> _TASK OBJECTIVE_
The data below needs to be returned exactly, line for line.

> _GIVEN RECORDS_
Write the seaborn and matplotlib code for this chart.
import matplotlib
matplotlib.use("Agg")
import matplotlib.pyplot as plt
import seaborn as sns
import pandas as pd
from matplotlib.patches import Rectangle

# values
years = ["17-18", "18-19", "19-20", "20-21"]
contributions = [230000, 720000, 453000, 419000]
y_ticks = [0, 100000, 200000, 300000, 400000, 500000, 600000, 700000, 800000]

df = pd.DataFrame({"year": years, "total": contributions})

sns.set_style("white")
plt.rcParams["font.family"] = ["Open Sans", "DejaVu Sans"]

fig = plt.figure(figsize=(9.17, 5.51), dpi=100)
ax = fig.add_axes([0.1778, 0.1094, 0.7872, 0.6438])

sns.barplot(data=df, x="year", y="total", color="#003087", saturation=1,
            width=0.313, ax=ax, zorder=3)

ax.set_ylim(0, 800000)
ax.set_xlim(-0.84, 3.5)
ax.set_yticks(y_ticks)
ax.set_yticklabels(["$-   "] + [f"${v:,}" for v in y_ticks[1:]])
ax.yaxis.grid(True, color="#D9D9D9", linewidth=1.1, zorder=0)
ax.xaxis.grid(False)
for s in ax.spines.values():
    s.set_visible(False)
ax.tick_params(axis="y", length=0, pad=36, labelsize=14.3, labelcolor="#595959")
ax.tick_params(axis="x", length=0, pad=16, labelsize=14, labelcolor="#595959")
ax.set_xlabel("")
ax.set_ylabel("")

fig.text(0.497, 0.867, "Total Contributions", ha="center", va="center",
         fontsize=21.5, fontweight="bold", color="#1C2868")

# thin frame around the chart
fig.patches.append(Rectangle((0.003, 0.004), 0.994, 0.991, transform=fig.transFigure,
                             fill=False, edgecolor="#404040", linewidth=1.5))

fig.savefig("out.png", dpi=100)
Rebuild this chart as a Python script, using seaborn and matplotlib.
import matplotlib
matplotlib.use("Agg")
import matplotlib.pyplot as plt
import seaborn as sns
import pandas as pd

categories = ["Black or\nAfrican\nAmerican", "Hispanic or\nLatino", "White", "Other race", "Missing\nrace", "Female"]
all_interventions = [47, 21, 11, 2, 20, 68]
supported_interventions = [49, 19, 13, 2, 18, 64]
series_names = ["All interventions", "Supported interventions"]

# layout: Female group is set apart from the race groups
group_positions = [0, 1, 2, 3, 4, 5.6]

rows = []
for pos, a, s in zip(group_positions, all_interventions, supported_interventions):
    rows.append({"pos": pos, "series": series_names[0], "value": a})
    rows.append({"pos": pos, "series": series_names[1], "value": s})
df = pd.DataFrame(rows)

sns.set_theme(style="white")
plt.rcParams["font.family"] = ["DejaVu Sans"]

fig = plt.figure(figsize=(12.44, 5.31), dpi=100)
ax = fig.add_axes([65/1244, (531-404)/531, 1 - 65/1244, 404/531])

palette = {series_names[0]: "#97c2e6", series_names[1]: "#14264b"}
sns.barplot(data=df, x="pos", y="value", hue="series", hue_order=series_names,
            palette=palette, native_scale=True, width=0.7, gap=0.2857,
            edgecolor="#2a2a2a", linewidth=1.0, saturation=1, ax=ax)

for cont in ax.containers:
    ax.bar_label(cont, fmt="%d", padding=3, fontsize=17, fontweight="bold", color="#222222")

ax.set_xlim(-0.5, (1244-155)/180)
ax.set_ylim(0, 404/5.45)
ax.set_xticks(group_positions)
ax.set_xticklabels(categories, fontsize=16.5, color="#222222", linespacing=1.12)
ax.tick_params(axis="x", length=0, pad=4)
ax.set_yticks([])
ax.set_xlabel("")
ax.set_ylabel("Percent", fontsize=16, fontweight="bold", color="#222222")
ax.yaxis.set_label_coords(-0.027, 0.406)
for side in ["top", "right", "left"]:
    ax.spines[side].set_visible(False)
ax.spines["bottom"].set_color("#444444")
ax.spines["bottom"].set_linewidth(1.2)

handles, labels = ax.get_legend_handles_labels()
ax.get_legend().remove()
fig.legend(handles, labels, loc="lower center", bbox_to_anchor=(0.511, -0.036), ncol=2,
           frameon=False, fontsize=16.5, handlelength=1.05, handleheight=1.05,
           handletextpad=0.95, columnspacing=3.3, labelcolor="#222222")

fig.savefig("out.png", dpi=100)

> _FULL OUTPUT_
Write the seaborn and matplotlib code for this chart.
import matplotlib
matplotlib.use("Agg")
import matplotlib.pyplot as plt
import seaborn as sns
import pandas as pd
from matplotlib.patches import Rectangle

# values
years = ["17-18", "18-19", "19-20", "20-21"]
contributions = [230000, 720000, 453000, 419000]
y_ticks = [0, 100000, 200000, 300000, 400000, 500000, 600000, 700000, 800000]

df = pd.DataFrame({"year": years, "total": contributions})

sns.set_style("white")
plt.rcParams["font.family"] = ["Open Sans", "DejaVu Sans"]

fig = plt.figure(figsize=(9.17, 5.51), dpi=100)
ax = fig.add_axes([0.1778, 0.1094, 0.7872, 0.6438])

sns.barplot(data=df, x="year", y="total", color="#003087", saturation=1,
            width=0.313, ax=ax, zorder=3)

ax.set_ylim(0, 800000)
ax.set_xlim(-0.84, 3.5)
ax.set_yticks(y_ticks)
ax.set_yticklabels(["$-   "] + [f"${v:,}" for v in y_ticks[1:]])
ax.yaxis.grid(True, color="#D9D9D9", linewidth=1.1, zorder=0)
ax.xaxis.grid(False)
for s in ax.spines.values():
    s.set_visible(False)
ax.tick_params(axis="y", length=0, pad=36, labelsize=14.3, labelcolor="#595959")
ax.tick_params(axis="x", length=0, pad=16, labelsize=14, labelcolor="#595959")
ax.set_xlabel("")
ax.set_ylabel("")

fig.text(0.497, 0.867, "Total Contributions", ha="center", va="center",
         fontsize=21.5, fontweight="bold", color="#1C2868")

# thin frame around the chart
fig.patches.append(Rectangle((0.003, 0.004), 0.994, 0.991, transform=fig.transFigure,
                             fill=False, edgecolor="#404040", linewidth=1.5))

fig.savefig("out.png", dpi=100)
Rebuild this chart as a Python script, using seaborn and matplotlib.
import matplotlib
matplotlib.use("Agg")
import matplotlib.pyplot as plt
import seaborn as sns
import pandas as pd

categories = ["Black or\nAfrican\nAmerican", "Hispanic or\nLatino", "White", "Other race", "Missing\nrace", "Female"]
all_interventions = [47, 21, 11, 2, 20, 68]
supported_interventions = [49, 19, 13, 2, 18, 64]
series_names = ["All interventions", "Supported interventions"]

# layout: Female group is set apart from the race groups
group_positions = [0, 1, 2, 3, 4, 5.6]

rows = []
for pos, a, s in zip(group_positions, all_interventions, supported_interventions):
    rows.append({"pos": pos, "series": series_names[0], "value": a})
    rows.append({"pos": pos, "series": series_names[1], "value": s})
df = pd.DataFrame(rows)

sns.set_theme(style="white")
plt.rcParams["font.family"] = ["DejaVu Sans"]

fig = plt.figure(figsize=(12.44, 5.31), dpi=100)
ax = fig.add_axes([65/1244, (531-404)/531, 1 - 65/1244, 404/531])

palette = {series_names[0]: "#97c2e6", series_names[1]: "#14264b"}
sns.barplot(data=df, x="pos", y="value", hue="series", hue_order=series_names,
            palette=palette, native_scale=True, width=0.7, gap=0.2857,
            edgecolor="#2a2a2a", linewidth=1.0, saturation=1, ax=ax)

for cont in ax.containers:
    ax.bar_label(cont, fmt="%d", padding=3, fontsize=17, fontweight="bold", color="#222222")

ax.set_xlim(-0.5, (1244-155)/180)
ax.set_ylim(0, 404/5.45)
ax.set_xticks(group_positions)
ax.set_xticklabels(categories, fontsize=16.5, color="#222222", linespacing=1.12)
ax.tick_params(axis="x", length=0, pad=4)
ax.set_yticks([])
ax.set_xlabel("")
ax.set_ylabel("Percent", fontsize=16, fontweight="bold", color="#222222")
ax.yaxis.set_label_coords(-0.027, 0.406)
for side in ["top", "right", "left"]:
    ax.spines[side].set_visible(False)
ax.spines["bottom"].set_color("#444444")
ax.spines["bottom"].set_linewidth(1.2)

handles, labels = ax.get_legend_handles_labels()
ax.get_legend().remove()
fig.legend(handles, labels, loc="lower center", bbox_to_anchor=(0.511, -0.036), ncol=2,
           frameon=False, fontsize=16.5, handlelength=1.05, handleheight=1.05,
           handletextpad=0.95, columnspacing=3.3, labelcolor="#222222")

fig.savefig("out.png", dpi=100)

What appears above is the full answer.